THE TASK: Strip the pictures and reproduce the rest of the listing exactly.

DATASET EXCERPT:
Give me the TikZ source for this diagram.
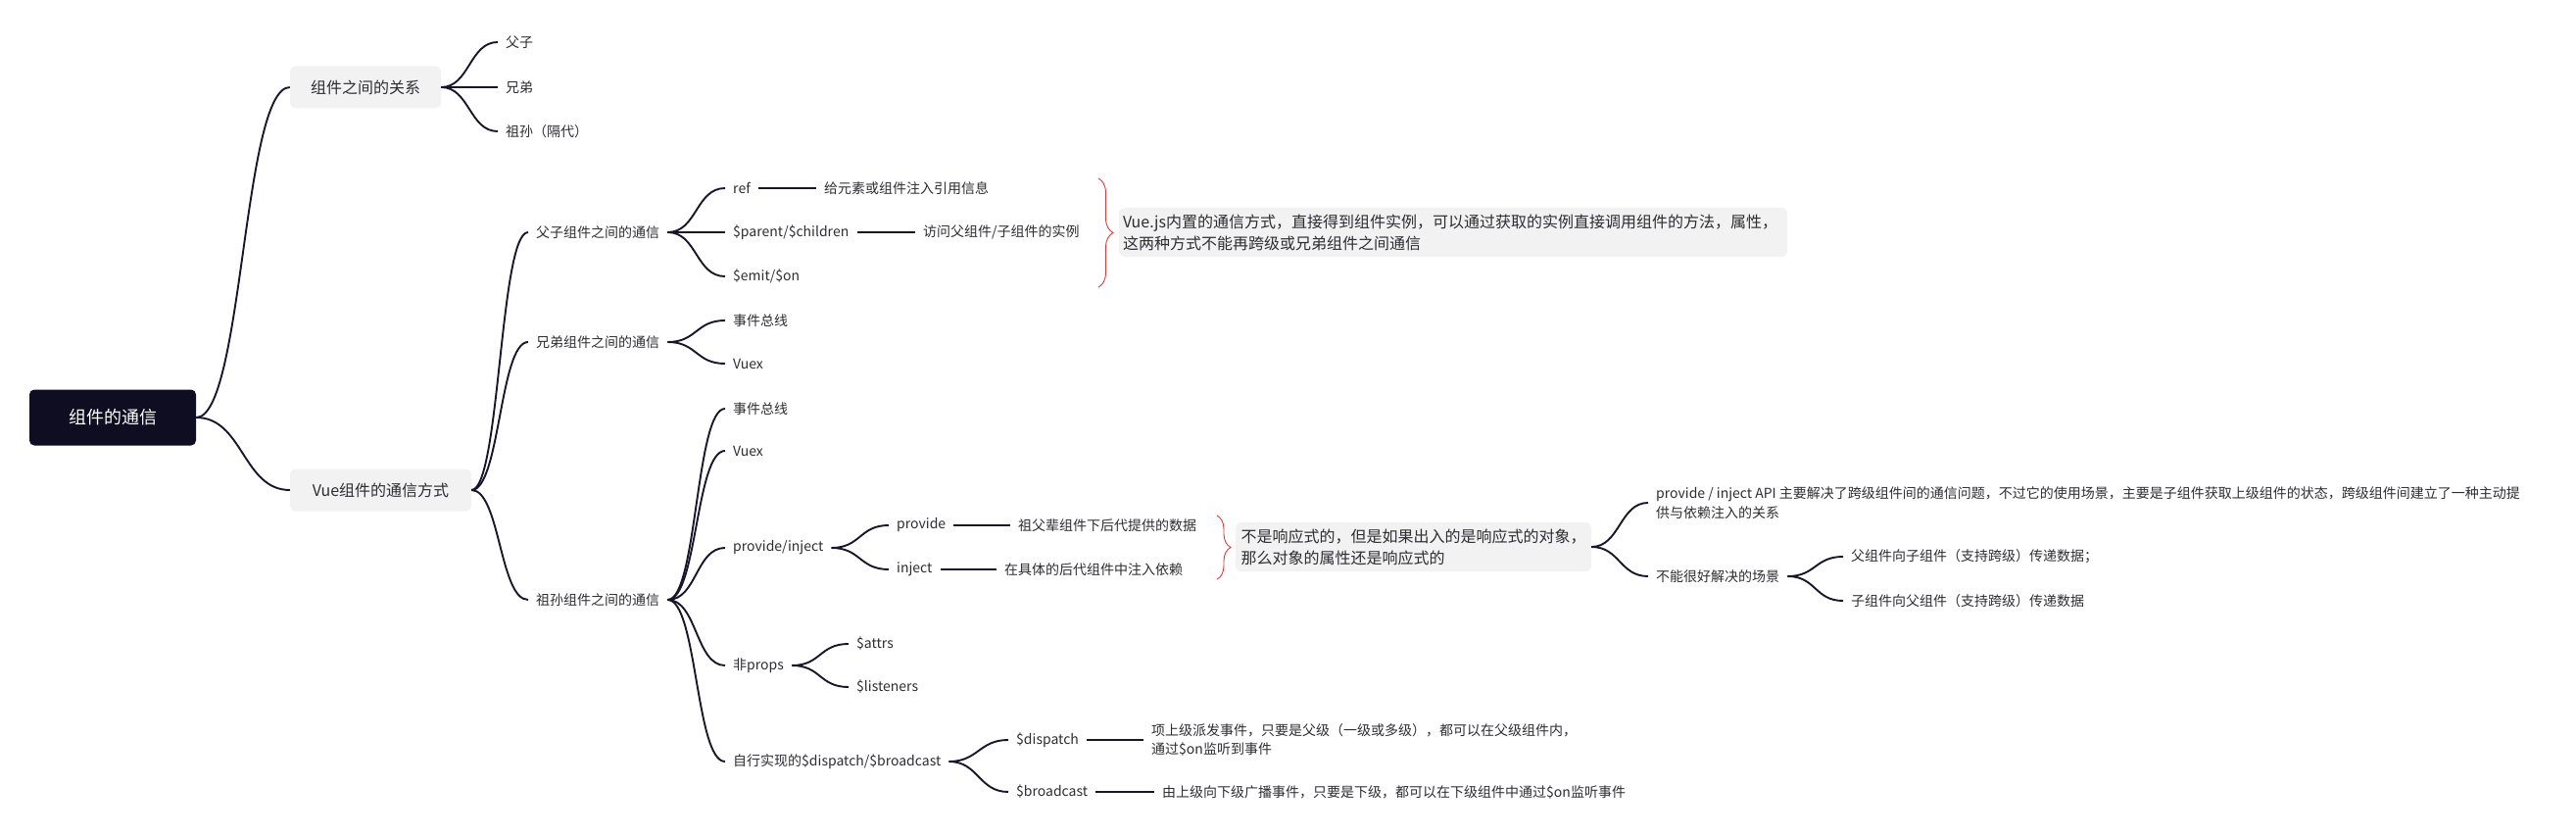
\documentclass[tikz,border=0pt]{standalone}
\usepackage{fontspec}
\setmainfont{Noto Sans CJK SC}
\usetikzlibrary{decorations.pathreplacing}
\definecolor{rootnavy}{RGB}{15,13,33}
\definecolor{boxgray}{RGB}{242,242,242}
\definecolor{inkgray}{RGB}{45,45,50}
\definecolor{wirenavy}{RGB}{24,22,42}
\definecolor{bracered}{RGB}{220,60,60}
\tikzset{rootbox/.style={fill=rootnavy, text=white, rounded corners=5pt,
  minimum width=170pt, minimum height=57pt, font=\fontsize{18}{22}\selectfont}}
\tikzset{topic/.style={fill=boxgray, text=inkgray, rounded corners=6pt,
  minimum height=43pt, font=\fontsize{16}{20}\selectfont}}
\tikzset{leaf/.style={anchor=west, inner xsep=8pt, inner ysep=2pt, text=inkgray,
  align=left, font=\fontsize{14}{19}\selectfont}}
\tikzset{note/.style={fill=boxgray, text=inkgray, rounded corners=6pt,
  minimum height=50pt, align=left, font=\fontsize{16}{22}\selectfont}}
\tikzset{fork/.style={draw=wirenavy, line width=1.9pt,
  to path={.. controls +(#1,0) and +(-#1,0) .. (\tikztotarget)}}}
\tikzset{stemline/.style={draw=wirenavy, line width=2.4pt}}
\tikzset{curly/.style={decorate, decoration={brace, amplitude=#1},
  draw=bracered, line width=0.9pt}}

\begin{document}
\begin{tikzpicture}[x=1pt,y=-1pt]
  \useasboundingbox (0,0) rectangle (2629,853);
  \node [rootbox] (root) at (115,426) {组件的通信};
  \node [topic, minimum width=154pt] (rel) at (373,89) {组件之间的关系};
  \node [topic, minimum width=185pt] (vue) at (388.5,500) {Vue组件的通信方式};
  \node [leaf] (fz) at (508,43) {父子};
  \node [leaf] (xd) at (508,89) {兄弟};
  \node [leaf] (zs) at (508,134) {祖孙（隔代）};
  \node [leaf] (fzc) at (539,237) {父子组件之间的通信};
  \node [leaf] (xdc) at (539,349) {兄弟组件之间的通信};
  \node [leaf] (zsc) at (539,612) {祖孙组件之间的通信};
  \node [leaf] (ref) at (740,192) {ref};
  \node [leaf] (refd) at (833,192) {给元素或组件注入引用信息};
  \node [leaf] (par) at (740,237) {\$parent/\$children};
  \node [leaf] (pard) at (934,237) {访问父组件/子组件的实例};
  \node [leaf] (emit) at (740,282) {\$emit/\$on};
  \node [note, text width=674pt, inner xsep=4pt] (vjs) at (1483,237)
    {Vue.js内置的通信方式，直接得到组件实例，可以通过获取的实例直接调用组件的方法，属性，\\这两种方式不能再跨级或兄弟组件之间通信};
  \node [leaf] (bus1) at (740,327) {事件总线};
  \node [leaf] (vx1) at (740,371) {Vuex};
  \node [leaf] (bus2) at (740,417) {事件总线};
  \node [leaf] (vx2) at (740,460) {Vuex};
  \node [leaf] (pi) at (740,559) {provide/inject};
  \node [leaf] (np) at (740,679) {非props};
  \node [leaf] (dbc) at (740,777) {自行实现的\$dispatch/\$broadcast};
  \node [leaf] (prov) at (907,536) {provide};
  \node [leaf] (provd) at (1031,536) {祖父辈组件下后代提供的数据};
  \node [leaf] (inj) at (907,581) {inject};
  \node [leaf] (injd) at (1017,581) {在具体的后代组件中注入依赖};
  \node [note, text width=352pt, inner xsep=5.5pt] (rx) at (1442.5,558)
    {不是响应式的，但是如果出入的是响应式的对象，\\那么对象的属性还是响应式的};
  \node [leaf, font=\fontsize{14}{20}\selectfont] (api) at (1682,513)
    {provide / inject API 主要解决了跨级组件间的通信问题，不过它的使用场景，主要是子组件获取上级组件的状态，跨级组件间建立了一种主动提\\供与依赖注入的关系};
  \node [leaf] (bad) at (1682,588) {不能很好解决的场景};
  \node [leaf] (p2c) at (1881,568) {父组件向子组件（支持跨级）传递数据；};
  \node [leaf] (c2p) at (1881,613) {子组件向父组件（支持跨级）传递数据};
  \node [leaf] (att) at (866,657) {\$attrs};
  \node [leaf] (lis) at (866,701) {\$listeners};
  \node [leaf] (dsp) at (1029,755) {\$dispatch};
  \node [leaf] (dspd) at (1167,755)
    {项上级派发事件，只要是父级（一级或多级），都可以在父级组件内，\\通过\$on监听到事件};
  \node [leaf] (brc) at (1029,808) {\$broadcast};
  \node [leaf] (brcd) at (1178,808) {由上级向下级广播事件，只要是下级，都可以在下级组件中通过\$on监听事件};

  \draw [fork=48] (root.east) to (rel.west);
  \draw [fork=48] (root.east) to (vue.west);
  \draw [fork=29] (rel.east) to (fz.west);
  \draw [fork=29] (rel.east) to (xd.west);
  \draw [fork=29] (rel.east) to (zs.west);
  \draw [fork=29] (vue.east) to (fzc.west);
  \draw [fork=29] (vue.east) to (xdc.west);
  \draw [fork=29] (vue.east) to (zsc.west);
  \draw [fork=30] (fzc.east) to (ref.west);
  \draw [fork=30] (fzc.east) to (par.west);
  \draw [fork=30] (fzc.east) to (emit.west);
  \draw [fork=30] (xdc.east) to (bus1.west);
  \draw [fork=30] (xdc.east) to (vx1.west);
  \draw [fork=30] (zsc.east) to (bus2.west);
  \draw [fork=30] (zsc.east) to (vx2.west);
  \draw [fork=30] (zsc.east) to (pi.west);
  \draw [fork=30] (zsc.east) to (np.west);
  \draw [fork=30] (zsc.east) to (dbc.west);
  \draw [fork=30] (pi.east) to (prov.west);
  \draw [fork=30] (pi.east) to (inj.west);
  \draw [fork=30] (np.east) to (att.west);
  \draw [fork=30] (np.east) to (lis.west);
  \draw [fork=30] (dbc.east) to (dsp.west);
  \draw [fork=30] (dbc.east) to (brc.west);
  \draw [fork=29] (rx.east) to (api.west);
  \draw [fork=29] (rx.east) to (bad.west);
  \draw [fork=29] (bad.east) to (p2c.west);
  \draw [fork=29] (bad.east) to (c2p.west);
  \draw [stemline] (ref.east) -- (refd.west);
  \draw [stemline] (par.east) -- (pard.west);
  \draw [stemline] (prov.east) -- (provd.west);
  \draw [stemline] (inj.east) -- (injd.west);
  \draw [stemline] (dsp.east) -- (dspd.west);
  \draw [stemline] (brc.east) -- (brcd.west);
  \draw [curly=15pt] (1121,182) -- (1121,293);
  \draw [curly=14pt] (1242,526) -- (1242,591);
\end{tikzpicture}
\end{document}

TASK RESPONSE:
Give me the TikZ source for this diagram.
\documentclass[tikz,border=0pt]{standalone}
\usepackage{fontspec}
\setmainfont{Noto Sans CJK SC}
\usetikzlibrary{decorations.pathreplacing}
\definecolor{rootnavy}{RGB}{15,13,33}
\definecolor{boxgray}{RGB}{242,242,242}
\definecolor{inkgray}{RGB}{45,45,50}
\definecolor{wirenavy}{RGB}{24,22,42}
\definecolor{bracered}{RGB}{220,60,60}
\tikzset{rootbox/.style={fill=rootnavy, text=white, rounded corners=5pt,
  minimum width=170pt, minimum height=57pt, font=\fontsize{18}{22}\selectfont}}
\tikzset{topic/.style={fill=boxgray, text=inkgray, rounded corners=6pt,
  minimum height=43pt, font=\fontsize{16}{20}\selectfont}}
\tikzset{leaf/.style={anchor=west, inner xsep=8pt, inner ysep=2pt, text=inkgray,
  align=left, font=\fontsize{14}{19}\selectfont}}
\tikzset{note/.style={fill=boxgray, text=inkgray, rounded corners=6pt,
  minimum height=50pt, align=left, font=\fontsize{16}{22}\selectfont}}
\tikzset{fork/.style={draw=wirenavy, line width=1.9pt,
  to path={.. controls +(#1,0) and +(-#1,0) .. (\tikztotarget)}}}
\tikzset{stemline/.style={draw=wirenavy, line width=2.4pt}}
\tikzset{curly/.style={decorate, decoration={brace, amplitude=#1},
  draw=bracered, line width=0.9pt}}

\begin{document}
\begin{tikzpicture}[x=1pt,y=-1pt]
  \useasboundingbox (0,0) rectangle (2629,853);
  \node [rootbox] (root) at (115,426) {组件的通信};
  \node [topic, minimum width=154pt] (rel) at (373,89) {组件之间的关系};
  \node [topic, minimum width=185pt] (vue) at (388.5,500) {Vue组件的通信方式};
  \node [leaf] (fz) at (508,43) {父子};
  \node [leaf] (xd) at (508,89) {兄弟};
  \node [leaf] (zs) at (508,134) {祖孙（隔代）};
  \node [leaf] (fzc) at (539,237) {父子组件之间的通信};
  \node [leaf] (xdc) at (539,349) {兄弟组件之间的通信};
  \node [leaf] (zsc) at (539,612) {祖孙组件之间的通信};
  \node [leaf] (ref) at (740,192) {ref};
  \node [leaf] (refd) at (833,192) {给元素或组件注入引用信息};
  \node [leaf] (par) at (740,237) {\$parent/\$children};
  \node [leaf] (pard) at (934,237) {访问父组件/子组件的实例};
  \node [leaf] (emit) at (740,282) {\$emit/\$on};
  \node [note, text width=674pt, inner xsep=4pt] (vjs) at (1483,237)
    {Vue.js内置的通信方式，直接得到组件实例，可以通过获取的实例直接调用组件的方法，属性，\\这两种方式不能再跨级或兄弟组件之间通信};
  \node [leaf] (bus1) at (740,327) {事件总线};
  \node [leaf] (vx1) at (740,371) {Vuex};
  \node [leaf] (bus2) at (740,417) {事件总线};
  \node [leaf] (vx2) at (740,460) {Vuex};
  \node [leaf] (pi) at (740,559) {provide/inject};
  \node [leaf] (np) at (740,679) {非props};
  \node [leaf] (dbc) at (740,777) {自行实现的\$dispatch/\$broadcast};
  \node [leaf] (prov) at (907,536) {provide};
  \node [leaf] (provd) at (1031,536) {祖父辈组件下后代提供的数据};
  \node [leaf] (inj) at (907,581) {inject};
  \node [leaf] (injd) at (1017,581) {在具体的后代组件中注入依赖};
  \node [note, text width=352pt, inner xsep=5.5pt] (rx) at (1442.5,558)
    {不是响应式的，但是如果出入的是响应式的对象，\\那么对象的属性还是响应式的};
  \node [leaf, font=\fontsize{14}{20}\selectfont] (api) at (1682,513)
    {provide / inject API 主要解决了跨级组件间的通信问题，不过它的使用场景，主要是子组件获取上级组件的状态，跨级组件间建立了一种主动提\\供与依赖注入的关系};
  \node [leaf] (bad) at (1682,588) {不能很好解决的场景};
  \node [leaf] (p2c) at (1881,568) {父组件向子组件（支持跨级）传递数据；};
  \node [leaf] (c2p) at (1881,613) {子组件向父组件（支持跨级）传递数据};
  \node [leaf] (att) at (866,657) {\$attrs};
  \node [leaf] (lis) at (866,701) {\$listeners};
  \node [leaf] (dsp) at (1029,755) {\$dispatch};
  \node [leaf] (dspd) at (1167,755)
    {项上级派发事件，只要是父级（一级或多级），都可以在父级组件内，\\通过\$on监听到事件};
  \node [leaf] (brc) at (1029,808) {\$broadcast};
  \node [leaf] (brcd) at (1178,808) {由上级向下级广播事件，只要是下级，都可以在下级组件中通过\$on监听事件};

  \draw [fork=48] (root.east) to (rel.west);
  \draw [fork=48] (root.east) to (vue.west);
  \draw [fork=29] (rel.east) to (fz.west);
  \draw [fork=29] (rel.east) to (xd.west);
  \draw [fork=29] (rel.east) to (zs.west);
  \draw [fork=29] (vue.east) to (fzc.west);
  \draw [fork=29] (vue.east) to (xdc.west);
  \draw [fork=29] (vue.east) to (zsc.west);
  \draw [fork=30] (fzc.east) to (ref.west);
  \draw [fork=30] (fzc.east) to (par.west);
  \draw [fork=30] (fzc.east) to (emit.west);
  \draw [fork=30] (xdc.east) to (bus1.west);
  \draw [fork=30] (xdc.east) to (vx1.west);
  \draw [fork=30] (zsc.east) to (bus2.west);
  \draw [fork=30] (zsc.east) to (vx2.west);
  \draw [fork=30] (zsc.east) to (pi.west);
  \draw [fork=30] (zsc.east) to (np.west);
  \draw [fork=30] (zsc.east) to (dbc.west);
  \draw [fork=30] (pi.east) to (prov.west);
  \draw [fork=30] (pi.east) to (inj.west);
  \draw [fork=30] (np.east) to (att.west);
  \draw [fork=30] (np.east) to (lis.west);
  \draw [fork=30] (dbc.east) to (dsp.west);
  \draw [fork=30] (dbc.east) to (brc.west);
  \draw [fork=29] (rx.east) to (api.west);
  \draw [fork=29] (rx.east) to (bad.west);
  \draw [fork=29] (bad.east) to (p2c.west);
  \draw [fork=29] (bad.east) to (c2p.west);
  \draw [stemline] (ref.east) -- (refd.west);
  \draw [stemline] (par.east) -- (pard.west);
  \draw [stemline] (prov.east) -- (provd.west);
  \draw [stemline] (inj.east) -- (injd.west);
  \draw [stemline] (dsp.east) -- (dspd.west);
  \draw [stemline] (brc.east) -- (brcd.west);
  \draw [curly=15pt] (1121,182) -- (1121,293);
  \draw [curly=14pt] (1242,526) -- (1242,591);
\end{tikzpicture}
\end{document}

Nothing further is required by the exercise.